[Stated goal] Copy every line from the records below that holds the word "this".

[Plotting code records]
BEGIN

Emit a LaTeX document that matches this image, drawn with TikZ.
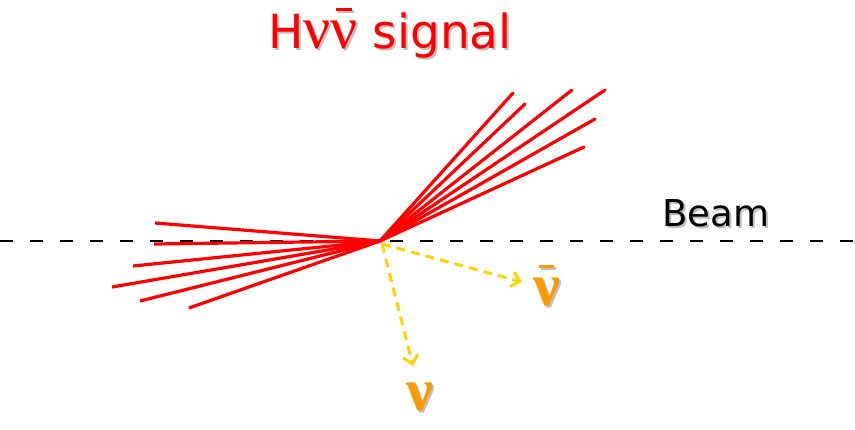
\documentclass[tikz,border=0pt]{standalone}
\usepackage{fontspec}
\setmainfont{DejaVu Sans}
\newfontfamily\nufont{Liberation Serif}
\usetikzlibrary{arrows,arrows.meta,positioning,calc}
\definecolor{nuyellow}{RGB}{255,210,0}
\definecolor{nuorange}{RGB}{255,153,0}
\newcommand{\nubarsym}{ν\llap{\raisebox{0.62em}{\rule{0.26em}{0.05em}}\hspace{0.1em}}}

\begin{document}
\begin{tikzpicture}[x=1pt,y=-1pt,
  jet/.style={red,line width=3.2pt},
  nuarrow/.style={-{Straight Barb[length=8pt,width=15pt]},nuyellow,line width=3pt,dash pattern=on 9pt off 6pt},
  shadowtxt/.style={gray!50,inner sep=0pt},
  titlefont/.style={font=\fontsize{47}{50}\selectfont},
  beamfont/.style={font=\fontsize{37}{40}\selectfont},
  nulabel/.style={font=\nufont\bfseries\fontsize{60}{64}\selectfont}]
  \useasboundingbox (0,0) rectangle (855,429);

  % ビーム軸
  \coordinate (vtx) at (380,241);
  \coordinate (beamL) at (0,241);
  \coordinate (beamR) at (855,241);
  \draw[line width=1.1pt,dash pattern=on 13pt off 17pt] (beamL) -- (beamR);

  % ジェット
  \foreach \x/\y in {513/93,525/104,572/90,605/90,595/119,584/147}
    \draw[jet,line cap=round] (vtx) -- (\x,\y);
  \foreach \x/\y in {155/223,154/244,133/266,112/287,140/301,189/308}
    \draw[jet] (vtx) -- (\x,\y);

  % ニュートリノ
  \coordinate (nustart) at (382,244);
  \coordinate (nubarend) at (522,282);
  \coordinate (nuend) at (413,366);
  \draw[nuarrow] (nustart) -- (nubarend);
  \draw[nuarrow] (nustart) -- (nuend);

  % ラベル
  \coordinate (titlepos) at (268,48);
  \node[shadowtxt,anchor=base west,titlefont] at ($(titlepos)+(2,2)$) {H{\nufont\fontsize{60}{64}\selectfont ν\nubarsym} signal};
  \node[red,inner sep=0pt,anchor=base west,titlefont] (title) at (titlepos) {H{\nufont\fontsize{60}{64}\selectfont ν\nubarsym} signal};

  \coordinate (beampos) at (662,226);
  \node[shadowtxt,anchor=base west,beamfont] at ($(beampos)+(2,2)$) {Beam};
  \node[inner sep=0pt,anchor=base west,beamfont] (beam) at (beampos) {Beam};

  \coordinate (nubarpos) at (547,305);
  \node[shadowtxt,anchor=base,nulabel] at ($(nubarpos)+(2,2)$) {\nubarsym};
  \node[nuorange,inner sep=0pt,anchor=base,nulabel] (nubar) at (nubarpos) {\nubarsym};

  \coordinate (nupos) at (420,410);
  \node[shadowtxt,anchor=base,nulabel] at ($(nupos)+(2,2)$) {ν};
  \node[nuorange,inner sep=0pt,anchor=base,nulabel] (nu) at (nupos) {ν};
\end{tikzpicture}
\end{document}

END
BEGIN

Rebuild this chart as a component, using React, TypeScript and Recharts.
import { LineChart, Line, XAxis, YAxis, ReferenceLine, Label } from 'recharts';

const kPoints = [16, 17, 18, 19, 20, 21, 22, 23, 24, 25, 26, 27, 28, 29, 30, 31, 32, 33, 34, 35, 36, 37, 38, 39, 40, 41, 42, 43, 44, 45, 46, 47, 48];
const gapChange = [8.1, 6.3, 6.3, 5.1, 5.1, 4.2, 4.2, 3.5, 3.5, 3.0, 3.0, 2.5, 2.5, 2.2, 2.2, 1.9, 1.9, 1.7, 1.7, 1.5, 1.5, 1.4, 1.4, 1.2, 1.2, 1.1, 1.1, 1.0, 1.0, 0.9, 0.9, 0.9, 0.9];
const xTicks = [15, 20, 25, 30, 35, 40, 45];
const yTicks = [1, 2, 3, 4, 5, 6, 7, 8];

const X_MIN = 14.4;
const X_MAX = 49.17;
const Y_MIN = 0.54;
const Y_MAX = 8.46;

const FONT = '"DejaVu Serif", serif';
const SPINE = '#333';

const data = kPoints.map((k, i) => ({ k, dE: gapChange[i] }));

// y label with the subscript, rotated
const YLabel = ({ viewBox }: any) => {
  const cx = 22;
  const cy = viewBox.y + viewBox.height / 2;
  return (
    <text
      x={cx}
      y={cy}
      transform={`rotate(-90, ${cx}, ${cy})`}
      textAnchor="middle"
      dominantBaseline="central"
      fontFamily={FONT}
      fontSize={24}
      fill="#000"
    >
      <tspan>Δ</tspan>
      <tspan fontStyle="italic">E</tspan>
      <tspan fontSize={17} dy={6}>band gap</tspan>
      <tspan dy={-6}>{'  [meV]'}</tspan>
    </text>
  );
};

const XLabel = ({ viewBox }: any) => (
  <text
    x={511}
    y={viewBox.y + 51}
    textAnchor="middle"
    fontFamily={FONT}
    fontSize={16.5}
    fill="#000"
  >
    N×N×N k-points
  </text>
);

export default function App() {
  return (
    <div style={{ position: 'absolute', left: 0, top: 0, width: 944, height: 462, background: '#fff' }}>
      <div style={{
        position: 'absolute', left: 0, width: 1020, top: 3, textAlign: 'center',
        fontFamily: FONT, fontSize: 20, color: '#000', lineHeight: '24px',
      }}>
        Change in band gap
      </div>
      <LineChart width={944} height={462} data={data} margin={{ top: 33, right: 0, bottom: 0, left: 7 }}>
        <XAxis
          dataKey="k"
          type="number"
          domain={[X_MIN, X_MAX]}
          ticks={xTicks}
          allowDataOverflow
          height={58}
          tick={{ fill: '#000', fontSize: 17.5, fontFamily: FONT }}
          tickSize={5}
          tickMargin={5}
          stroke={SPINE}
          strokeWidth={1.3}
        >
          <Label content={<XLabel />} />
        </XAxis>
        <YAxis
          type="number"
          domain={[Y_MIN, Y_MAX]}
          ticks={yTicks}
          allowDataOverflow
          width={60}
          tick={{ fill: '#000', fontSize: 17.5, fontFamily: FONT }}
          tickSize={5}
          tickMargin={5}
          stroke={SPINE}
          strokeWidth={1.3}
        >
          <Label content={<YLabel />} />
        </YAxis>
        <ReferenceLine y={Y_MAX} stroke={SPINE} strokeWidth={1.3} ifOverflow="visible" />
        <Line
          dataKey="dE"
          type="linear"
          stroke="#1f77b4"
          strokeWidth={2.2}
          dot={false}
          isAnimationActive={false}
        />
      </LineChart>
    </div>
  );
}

END

[Solution below]
Emit a LaTeX document that matches this image, drawn with TikZ.
Rebuild this chart as a component, using React, TypeScript and Recharts.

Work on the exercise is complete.